TITLE:
Deep Reinforcement Learning for Phishing Detection with Transformer-Based Semantic Features
AUTHORS:
Aseer Al Faisal, Atiqur Rahman
KEYWORDS:
Index Words-Phishing Detection, Deep Reinforcement Learning, RoBERTa Semantic Embeddings, Quantile Regression Deep Q-Network, QR-DQN, URL Classification, Lexical Features, Cybersecurity
JOURNAL NAME:
Journal of Information Security,
Vol.17 No.3,
June
17,
2026
ABSTRACT: Phishing is a form of cybercrime in which people are deceived into exposing their personal information which can result in financial loss. These attacks are often executed via fraudulent messages, misleading advertisements and compromised legitimate websites. This study proposes a framework based on Quantile Regression Deep Q-Network (QR-DQN) that integrates RoBERTa semantic embeddings and crafted lexical features to enhance phishing detection. Instead of predicting mean returns, QR-DQN uses quantile regression to model the distribution over returns which improves stability and generalization for previously unseen phishing samples over traditional RL DQN approaches when combined with semantic embeddings. A custom crawled diverse dataset of 105,000 URLs were curated from PhishTank, OpenPhish, Cloudflare etc. The framework uses an 80/20 split of the dataset. The QR-DQN model with RoBERTa embeddings and lexical features achieved test accuracy 99.86%, precision 99.75%, recall 99.96% and F1-score 99.85% demonstrating high effectiveness. Compared to the standard DQN with lexical features, the suggested QR-DQN framework with lexical and semantic features lowers the generalization gap from 1.66 to 0.04 percent.
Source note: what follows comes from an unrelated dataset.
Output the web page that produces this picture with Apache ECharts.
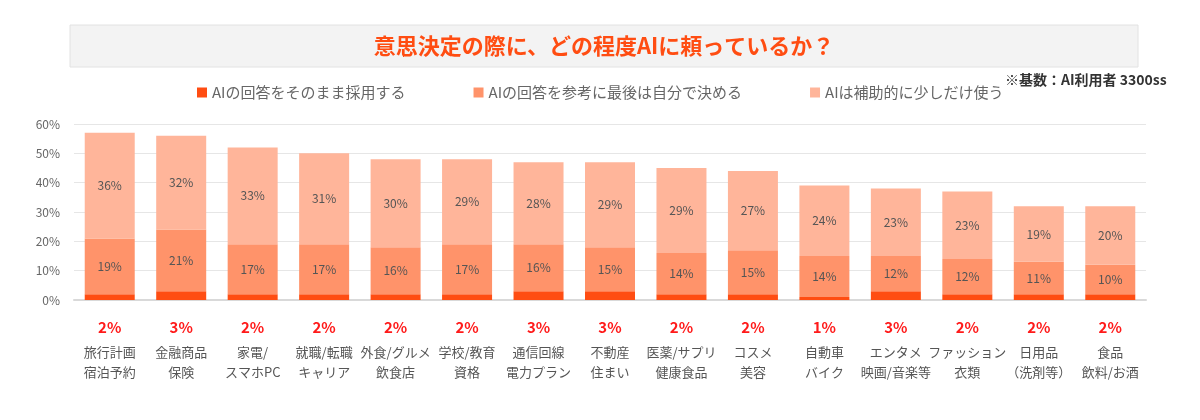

The experiments using 5-fold cross-validation have resulted in consistent results under this protocol with a mean accuracy of 99.90% and standard deviation of 0.04%. This shows the hybrid technique which combines quantile-based value estimation with RoBERTa semantic embeddings and lexical features reports strong performance and reduced generalization gap.